Loyal Cougars

BYU Announces Neutral and Home November Games vs. Missouri

The BYU Cougars and the Missouri Tigers will play a two-game series, the schools and Arrowhead Stadium jointly announced today. They will meet in Kansas City on November 14, 2015 and at LaVell Edwards Stadium on November 7, 2020.

BYU was previously scheduled to return the game with UNLV on November 14, 2015. That game will now be played in either 2016 or 2017.

It will be the second meeting between the two teams. Steve Young led the Cougars to victory over Missouri in the 1983 Holiday Bowl, catching a throwback pass on the final play of the game (also the final play of Young’s collegiate career).

“We’ve been focused on bringing FBS football back to Arrowhead Stadium for some time and have investigated a number of ways to accomplish that,” Chiefs President Mark Donovan said. “We want to thank both Missouri and BYU for making this possible. We know that this will be a unique opportunity for the players, coaches, and fans of both institutions to experience the iconic Arrowhead atmosphere.”

The Missouri press release also speaks highly of BYU, praising the Cougars’ “record of elite-level success and tradition that includes winning the 1984 National Championship.”

Jeffery Call of the Deseret News reported that Chiefs head coach and BYU alum Andy Reid played a role in getting the series done.

Missouri moved from the Big 12 to the SEC in 2012 and will be the fourth team from a Power 5 conference scheduled to play BYU in 2015. They will become just the second SEC team to ever visit Provo; Mississippi State made the trip in 2000.

Scheduling 12 regular season games plus a bowl game each year is a huge challenge. Teams schedule their games far in advance, making BYU’s transition to the kind of independent schedules fans have been hoping for an ongoing process. However, progress is definitely being made. Scheduling two games with an SEC team in November with one of them at home is a major coup for Tom Holmoe and BYU.

BYU’s 2015 schedule looks daunting as it currently stands. The Cougars are expected to open in Lincoln, Nebraska on September 5, then host Boise State on Sept 12, and then face UCLA and Michigan on the road in the consecutive weeks.

The Cougars are expected to then play four games in a row at home: Connecticut, East Carolina, Cincinnati and Idaho State, before traveling to Kansas City to face Missouri.

BYU will then likely finish 2015 at San Jose State, home to Fresno State for senior night, and on the road at Utah State.

After hosting Texas and Virginia in 2014, Tom Holome currently has no Power 5 teams scheduled to come to Provo in 2015. However, in the years that follow, there is at least one Power 5 team coming to Provo each season.

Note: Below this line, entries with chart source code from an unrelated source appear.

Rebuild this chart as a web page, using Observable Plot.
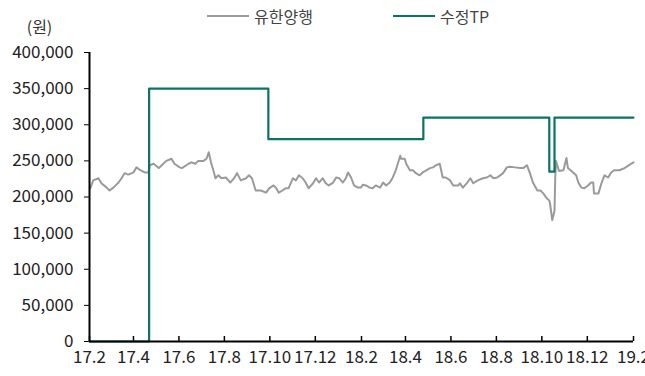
<!DOCTYPE html>
<html><head><meta charset="utf-8">
<script src="https://cdn.jsdelivr.net/npm/d3@7"></script>
<script src="https://cdn.jsdelivr.net/npm/@observablehq/plot@0.6"></script>
<style>
body{margin:0;background:#fff;}
#wrap{position:relative;width:645px;height:376px;font-family:"Noto Sans CJK KR","Noto Sans",sans-serif;}
.legend{position:absolute;top:5px;font-size:16px;color:#444;display:flex;align-items:center;line-height:22px;}
.sw{display:inline-block;width:42px;height:2px;margin-right:5px;}
</style></head><body>
<div id="wrap">
<div class="legend" style="left:207px"><span class="sw" style="background:#9a9a9a"></span>유한양행</div>
<div class="legend" style="left:393px"><span class="sw" style="background:#0b7268"></span>수정TP</div>
</div>
<script>
// ---- data ----
const seriesNames = ["유한양행", "수정TP"];
const unitLabel = "(원)";
const xTickLabels = ["17.2","17.4","17.6","17.8","17.10","17.12","18.2","18.4","18.6","18.8","18.10","18.12","19.2"];
const yTicks = [0,50000,100000,150000,200000,250000,300000,350000,400000];
const priceSeries = [
["2017-02-02",212000],["2017-02-06",223000],["2017-02-13",226000],["2017-02-17",219000],["2017-02-24",213000],
["2017-02-28",209000],["2017-03-05",213000],["2017-03-12",220000],["2017-03-16",226000],["2017-03-20",233000],
["2017-03-25",231000],["2017-04-01",234000],["2017-04-05",241000],["2017-04-09",238000],["2017-04-16",234000],
["2017-04-21",234000],["2017-04-23",244000],["2017-04-28",246000],["2017-05-05",240000],["2017-05-09",244000],
["2017-05-15",250000],["2017-05-22",253000],["2017-05-26",246000],["2017-06-02",241000],["2017-06-05",240000],
["2017-06-14",246000],["2017-06-18",248000],["2017-06-23",246000],["2017-06-27",250000],["2017-07-04",250000],
["2017-07-08",253000],["2017-07-11",262000],["2017-07-14",248000],["2017-07-18",234000],["2017-07-20",226000],
["2017-07-24",230000],["2017-07-28",226000],["2017-08-03",227000],["2017-08-09",220000],["2017-08-14",226000],
["2017-08-18",233000],["2017-08-23",223000],["2017-08-30",226000],["2017-09-03",230000],["2017-09-07",226000],
["2017-09-12",209000],["2017-09-19",209000],["2017-09-26",206000],["2017-09-30",212000],["2017-10-06",216000],
["2017-10-09",213000],["2017-10-13",206000],["2017-10-18",209000],["2017-10-22",212000],["2017-10-26",212000],
["2017-11-01",226000],["2017-11-05",223000],["2017-11-09",230000],["2017-11-14",226000],["2017-11-18",220000],
["2017-11-22",212000],["2017-11-28",219000],["2017-12-02",226000],["2017-12-06",220000],["2017-12-11",226000],
["2017-12-15",219000],["2017-12-19",216000],["2017-12-25",220000],["2017-12-29",227000],["2018-01-02",226000],
["2018-01-07",220000],["2018-01-11",226000],["2018-01-14",234000],["2018-01-18",227000],["2018-01-22",216000],
["2018-01-27",213000],["2018-01-31",213000],["2018-02-03",217000],["2018-02-07",216000],["2018-02-12",213000],
["2018-02-16",212000],["2018-02-20",216000],["2018-02-26",213000],["2018-03-02",220000],["2018-03-06",216000],
["2018-03-11",220000],["2018-03-15",227000],["2018-03-19",237000],["2018-03-25",257000],["2018-03-26",253000],
["2018-03-31",253000],["2018-04-02",246000],["2018-04-07",237000],["2018-04-11",237000],["2018-04-15",233000],
["2018-04-20",230000],["2018-04-24",234000],["2018-04-29",237000],["2018-05-04",240000],["2018-05-08",241000],
["2018-05-12",244000],["2018-05-17",246000],["2018-05-21",227000],["2018-05-25",227000],["2018-05-31",223000],
["2018-06-04",216000],["2018-06-11",216000],["2018-06-13",219000],["2018-06-17",213000],["2018-06-23",220000],
["2018-06-27",226000],["2018-07-01",219000],["2018-07-07",223000],["2018-07-14",226000],["2018-07-19",227000],
["2018-07-24",230000],["2018-07-28",226000],["2018-08-02",227000],["2018-08-06",230000],["2018-08-10",233000],
["2018-08-15",241000],["2018-08-19",242000],["2018-08-26",241000],["2018-09-02",240000],["2018-09-06",240000],
["2018-09-11",244000],["2018-09-15",233000],["2018-09-19",220000],["2018-09-25",209000],["2018-09-29",209000],
["2018-10-03",205000],["2018-10-07",199000],["2018-10-11",195000],["2018-10-12",191000],["2018-10-15",168000],
["2018-10-16",172000],["2018-10-18",181000],["2018-10-19",227000],["2018-10-20",250000],["2018-10-24",236000],
["2018-10-30",237000],["2018-11-03",254000],["2018-11-05",240000],["2018-11-12",234000],["2018-11-16",230000],
["2018-11-19",220000],["2018-11-23",213000],["2018-11-27",212000],["2018-12-02",216000],["2018-12-06",220000],
["2018-12-09",220000],["2018-12-10",205000],["2018-12-16",205000],["2018-12-20",219000],["2018-12-24",230000],
["2018-12-29",227000],["2019-01-02",234000],["2019-01-06",237000],["2019-01-13",237000],["2019-01-20",240000],
["2019-01-26",244000],["2019-02-01",248000]
];
const tpSeries = [
["2017-02-01",0],["2017-04-22",350000],["2017-09-29",280000],["2018-04-25",310000],
["2018-10-11",235000],["2018-10-18",310000],["2019-02-01",310000]
];
const xDomain = ["2017-02-01","2019-02-01"];

// ---- build ----
const toDate = s => new Date(s + "T00:00:00Z");
const price = priceSeries.map(([d,v]) => ({date: toDate(d), value: v}));
const tp = tpSeries.map(([d,v]) => ({date: toDate(d), value: v}));
const xTicks = xTickLabels.map(s => { const [yy, m] = s.split(".").map(Number); return new Date(Date.UTC(2000+yy, m-1, 1)); });
const labelByTime = new Map(xTicks.map((d,i) => [+d, xTickLabels[i]]));
const fmt = d3.format(",");
const font = '"Noto Sans CJK KR","Noto Sans",sans-serif';

const chart = Plot.plot({
  width: 645, height: 376,
  marginLeft: 89, marginRight: 12, marginTop: 52, marginBottom: 35,
  style: {fontFamily: font, fontSize: "17px", color: "#222", background: "transparent", overflow: "visible"},
  x: {type: "utc", domain: xDomain.map(toDate)},
  y: {domain: [0, 400000]},
  marks: [
    Plot.axisY({ticks: yTicks, tickSize: 5, tickPadding: 11, tickFormat: fmt, label: null, stroke: "#000"}),
    Plot.axisX({ticks: xTicks, tickSize: 0, tickPadding: 9, tickFormat: d => labelByTime.get(+d), label: null}),
    Plot.ruleX(xTicks, {insetTop: 284, stroke: "#000", strokeWidth: 1.5}),
    Plot.lineY(price, {x: "date", y: "value", stroke: "#9a9a9a", strokeWidth: 2}),
    Plot.line(tp, {x: "date", y: "value", curve: "step-after", stroke: "#0b7268", strokeWidth: 2.2}),
    Plot.ruleX([toDate(xDomain[0])], {stroke: "#000", strokeWidth: 2}),
    Plot.ruleY([0], {stroke: "#000", strokeWidth: 2}),
    Plot.text([unitLabel], {frameAnchor: "top-left", dx: -50, dy: -31, textAnchor: "middle", fontSize: 16, fill: "#333"})
  ]
});
document.getElementById("wrap").prepend(chart);
</script>
</body></html>
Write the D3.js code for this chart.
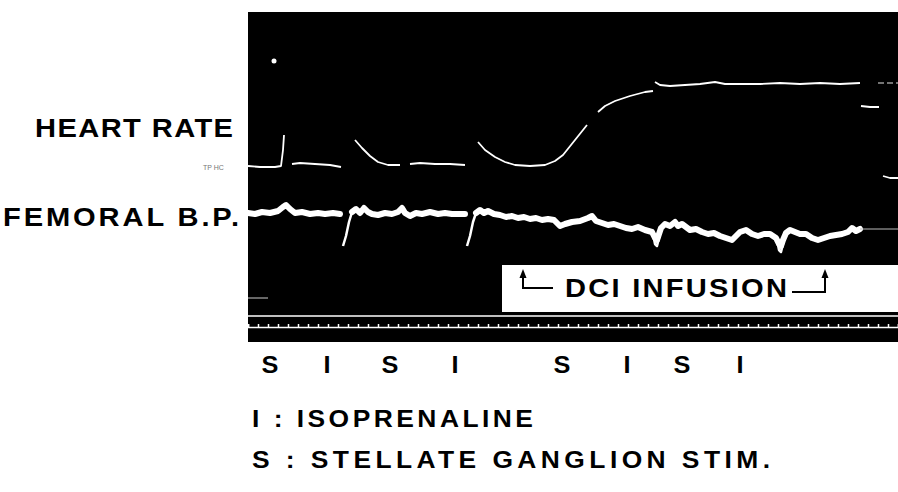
<!DOCTYPE html>
<html><head><meta charset="utf-8">
<script src="https://cdn.jsdelivr.net/npm/d3@7"></script>
<style>html,body{margin:0;padding:0;background:#fff;}svg{display:block;}</style>
</head><body>
<svg id="c" width="898" height="492"></svg>
<script>
// ---- data (time in arbitrary recorder units, amplitude in trace units) ----
const hrSegments = [
  [[0,176],[12,175],[27,175],[33,176],[35,192],[36,207]],
  [[44,178],[52,179],[67,178],[82,177],[93,175]],
  [[107,202],[114,194],[122,186],[130,180],[140,177],[152,177]],
  [[162,178],[172,179],[187,178],[202,178],[217,177]],
  [[230,200],[237,192],[247,185],[257,180],[267,177],[282,176],[297,177],[307,181],[315,187],[319,192],[327,202],[335,212],[339,217]],
  [[350,230],[357,236],[367,241],[382,246],[397,250],[405,251]],
  [[407,260],[412,257],[422,256],[437,257],[452,258],[467,260],[477,258],[492,258],[512,258],[532,259],[552,258],[572,259],[592,258],[612,259]],
  [[613,236],[622,235],[631,235]],
  [[635,166],[642,164],[650,164]]
];
const hrFaint = [[630,259],[650,259]];
const hrDot = [26,281];

const bpSegments = [
  [[0,129],[7,128],[14,130],[22,129],[30,131],[35,135],[38,137],[42,133],[47,129],[54,130],[62,128],[70,129],[77,128],[85,129],[92,128]],
  [[104,130],[108,133],[112,129],[116,134],[120,130],[124,128],[130,127],[137,129],[144,128],[150,130],[154,134],[157,129],[162,126],[168,129],[174,128],[182,130],[190,128],[197,129],[204,128],[212,128],[217,128]],
  [[228,129],[232,132],[236,129],[240,131],[246,128],[252,127],[258,125],[264,126],[270,124],[276,125],[282,123],[288,124],[294,122],[300,123],[306,122],[312,116],[317,118],[324,120],[332,121],[340,124],[344,126],[348,121],[354,119],[360,117],[366,118],[372,116],[378,114],[384,113],[390,115],[397,112],[404,110],[407,104],[409,102],[411,108],[413,114],[417,118],[422,116],[427,120],[430,116],[434,118],[438,115],[442,112],[448,113],[454,110],[460,108],[466,109],[472,106],[478,104],[484,102],[488,106],[492,110],[498,112],[504,108],[510,106],[516,108],[522,108],[528,104],[531,98],[533,96],[535,102],[538,109],[542,112],[547,110],[552,108],[558,108],[564,104],[570,102],[576,104],[582,106],[588,107],[594,108],[600,110],[604,114],[608,111],[612,113]]
];
// thin transient dips that reach below the thick band
const bpDips = [
  [[95,96],[98,106],[101,120],[104,130]],
  [[219,96],[222,106],[225,120],[228,129]],
  [[405,108],[407,98],[409,96],[411,104],[413,112]],
  [[529,102],[531,92],[533,90],[535,98],[538,108]]
];
const bpTail = [[612,113],[650,113]];

const eventLabels = ["S","I","S","I","S","I","S","I"];
const eventTimes  = [22,79,142,207,314,379,434,492];
const infusionStart = 275, infusionEnd = 577;
const legendLines = ["I : ISOPRENALINE","S : STELLATE GANGLION STIM."];

// ---- drawing ----
const svg = d3.select("#c");
const x = d3.scaleLinear().domain([0,650]).range([248,898]);
const y = d3.scaleLinear().domain([0,330]).range([342,12]);
const line = d3.line().x(d=>x(d[0])).y(d=>y(d[1])).curve(d3.curveLinear);
const FONT = "'Liberation Sans', Arial, Helvetica, sans-serif";

function label(txt, x0, y0, size, width, sx){
  svg.append("text").attr("transform",`translate(${x0},${y0}) scale(${sx},1)`)
    .attr("font-family",FONT).attr("font-weight","bold").attr("font-size",size)
    .attr("textLength",width/sx).attr("lengthAdjust","spacing").text(txt);
}

svg.append("rect").attr("x",x(0)).attr("y",y(330)).attr("width",x(650)-x(0)).attr("height",y(0)-y(330)).attr("fill","#000");

// heart-rate trace
svg.append("g").selectAll("path").data(hrSegments).join("path")
  .attr("d",line).attr("fill","none").attr("stroke","#fff").attr("stroke-width",1.8).attr("stroke-linejoin","round");
svg.append("path").attr("d",line(hrFaint)).attr("fill","none").attr("stroke","#999").attr("stroke-width",1.5).attr("stroke-dasharray","6,3");
svg.append("circle").attr("cx",x(hrDot[0])).attr("cy",y(hrDot[1])).attr("r",2.5).attr("fill","#fff");

// blood-pressure trace
svg.append("g").selectAll("path").data(bpSegments).join("path")
  .attr("d",line).attr("fill","none").attr("stroke","#fff").attr("stroke-width",6).attr("stroke-linejoin","round").attr("stroke-linecap","round");
svg.append("g").selectAll("path").data(bpDips).join("path")
  .attr("d",line).attr("fill","none").attr("stroke","#fff").attr("stroke-width",2.5).attr("stroke-linejoin","round");
svg.append("path").attr("d",line(bpTail)).attr("fill","none").attr("stroke","#bbb").attr("stroke-width",1);

// recorder base lines
svg.append("line").attr("x1",x(0)).attr("x2",x(20)).attr("y1",y(44)).attr("y2",y(44)).attr("stroke","#ccc").attr("stroke-width",1);
svg.append("line").attr("x1",x(0)).attr("x2",x(650)).attr("y1",y(26)).attr("y2",y(26)).attr("stroke","#fff").attr("stroke-width",1.5);
const timeAxis = d3.axisTop(x).ticks(50).tickSize(3).tickFormat("");
const ta = svg.append("g").attr("transform",`translate(0,${y(15)})`).call(timeAxis);
ta.selectAll("path,line").attr("stroke","#fff").attr("stroke-width",1.5);

// DCI infusion box
svg.append("rect").attr("x",x(254)).attr("y",y(77)).attr("width",x(650)-x(254)).attr("height",y(30)-y(77)).attr("fill","#fff");
const arr = svg.append("g").attr("stroke","#000").attr("stroke-width",2).attr("fill","none");
arr.append("path").attr("d",`M${x(infusionStart)},${y(70)}V${y(54)}H${x(infusionStart+30)}`);
arr.append("path").attr("d",`M${x(infusionEnd-33)},${y(50)}H${x(infusionEnd)}V${y(70)}`);
svg.append("path").attr("d",`M${x(infusionStart)-3.5},${y(64)}L${x(infusionStart)},${y(73)}L${x(infusionStart)+3.5},${y(64)}Z`).attr("fill","#000");
svg.append("path").attr("d",`M${x(infusionEnd)-3.5},${y(64)}L${x(infusionEnd)},${y(73)}L${x(infusionEnd)+3.5},${y(64)}Z`).attr("fill","#000");
label("DCI INFUSION",565,297,26,222,1.12);

// channel labels
label("HEART RATE",35,137,26,198,1.12);
label("FEMORAL B.P.",3,226,26,236,1.12);
svg.append("text").attr("x",203).attr("y",170).attr("font-family",FONT).attr("font-size",7).attr("fill","#777").text("TP  HC");

// event labels
svg.append("g").selectAll("text").data(eventLabels).join("text")
  .attr("transform",(d,i)=>`translate(${x(eventTimes[i])},373) scale(1.1,1)`).attr("text-anchor","middle")
  .attr("font-family",FONT).attr("font-weight","bold").attr("font-size",23).text(d=>d);

// legend
const legendWidths = [281,518];
legendLines.forEach((t,i)=>label(t,252,427+i*41,24,legendWidths[i],1.1));
</script>
</body></html>
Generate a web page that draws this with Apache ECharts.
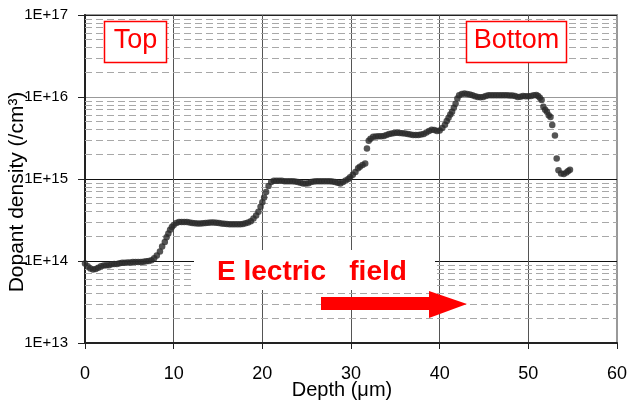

UCLA is scheduled to visit Provo in 2016; Utah in 2017; Cal in 2018; Wisconsin, Washington, and Southern California in 2019; Arizona, Virginia, and now Missorui in 2020; Arizona State in 2021; and Stanford in 2023 and 2025. Continuing home-and-home series against Boise State and Utah State should continue to be a staple of the schedule, and the potential still exists that the remaining four Notre Dame games initially scheduled will be added, although almost certainly not before 2020.

Putting the schedule together is a huge challenge of independence, and BYU can’t play Top 25 teams every week. Scheduling this game at Arrowhead Stadium does show one of the benefits BYU has as an independent. A few weeks ago, Tom Holmoe told BYUtv’s BYU Sports Nation the four game series with UMass started because the New England Patriots reached out to BYU to schedule a game in their stadium.

Finally, the game against Missouri has some historic interest for Mormon BYU fans. Kansas City is very close to Jackson County and many historic LDS history sites. The football game may serve as a reminder of the 19th-century history between Mormons and the state of Missouri. Recent research has shown the events leading up to the extermination order were probably motivated by greed more than raw bigotry. It appears frontier laws regarding land development were abused to allow political leaders to buy the land out from under Mormons.

But, with today’s announcement, it appears that financial dealings between Mormons and Missouri are running much, much better than they were in days past.

2 Comments

  1. G of F

    November 14, 2014 at 12:59 am

    I generally enjoy your articles, but this one needed to be proofread before it was posted.

  2. Paul

    November 18, 2014 at 12:03 pm

    Missorians were motived in part by greed, but polygamy and Joseph Smith’s destruction of William Law’s printing press — which criticized Joseph — were the lynchpins.